* **The task**:
The line containing "import matplotlib.pyplot as plt" marks the end: extract everything from the first line of the data through that line, exactly, with no pictures.

* **Source excerpt**:
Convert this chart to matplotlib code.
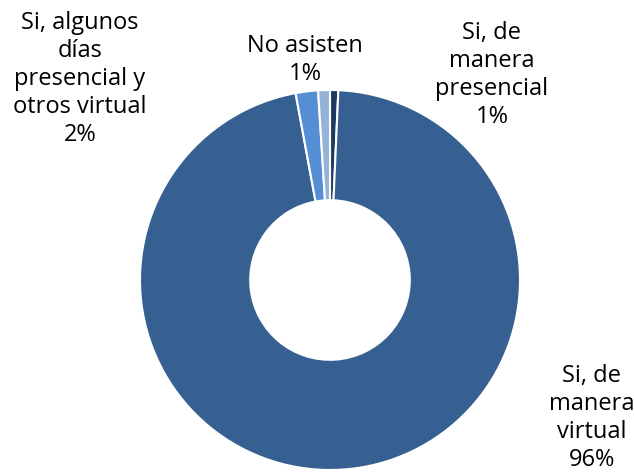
import matplotlib.pyplot as plt

labels = ['Si, de\nmanera\npresencial\n1%', 'Si, de\nmanera\nvirtual\n96%',
          'Si, algunos\ndías\npresencial y\notros virtual\n2%', 'No asisten\n1%']
values = [0.7, 96.4, 1.9, 1.0]
colors = ['#1f3a5f', '#376092', '#558ed5', '#95b3d7']

W, H = 634, 476
fig = plt.figure(figsize=(W / 100, H / 100), dpi=100)
cx, cy, r = 330, 280, 190
ax = fig.add_axes([(cx - r) / W, (H - cy - r) / H, 2 * r / W, 2 * r / H])
ax.pie(values, colors=colors, startangle=90, counterclock=False, radius=1,
       wedgeprops=dict(width=0.58, edgecolor='white', linewidth=1.5))
ax.set_xlim(-1, 1)
ax.set_ylim(-1, 1)
ax.set_aspect('equal')
ax.axis('off')

# label positions in pixels (x, y from top)
label_pos = [(492, 75), (592, 418), (80, 79), (305, 60)]
for txt, (x, y) in zip(labels, label_pos):
    fig.text(x / W, 1 - y / H, txt, ha='center', va='center', fontsize=17,
             family='Open Sans', linespacing=1.22, multialignment='center')

fig.savefig('out.png', dpi=100)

* **Final result**:
Convert this chart to matplotlib code.
import matplotlib.pyplot as plt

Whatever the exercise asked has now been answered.